Question:
What parts of the body have higher resolution for interpreting somatosensory (touch) information? How does temperature or pain change this resolution?
Materials:
- Erasers
- Round head pins
- Heating pads
- Ice packs
- Optional: markers (can use to visualize resolution of somatosensation of an area on the skin)
Instructions:
- Insert sharp end of 1 pin into erasers
- Insert sharp end of 2 pins into erasers at various distances (2mm, 5mm, 10mm, 20mm, 30mm, 40mm)
- Participant closes his/her eyes and holds out fingertips or forearm.
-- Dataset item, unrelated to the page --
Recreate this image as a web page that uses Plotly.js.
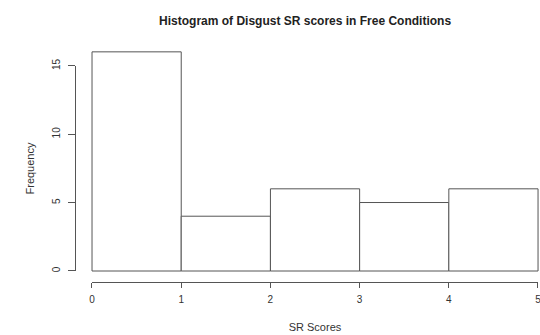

- Experimenter randomly chooses to gently touch the fingertip or forearm with either 1 or 2 pin heads making sure to touch with both pin heads at the same time (if using 2 pin heads) to eliminate a temporal variable.
- Participant says whether they think the experimenter touched them with 1 or 2 pin heads.
- Experimenter writes down whether the participant was correct or not. The smallest distance between the 2 pin heads at which the participant is consistently correct is considered the threshold distance for that body part.
- Explore with heating or cooling the skin or the pin heads and make hypotheses about how the threshold distance will change, if at all.
- Discuss why certain areas having higher resolution (smaller threshold distances) than others and how experience can change a person's ability to accurately perform this two-point discrimination task.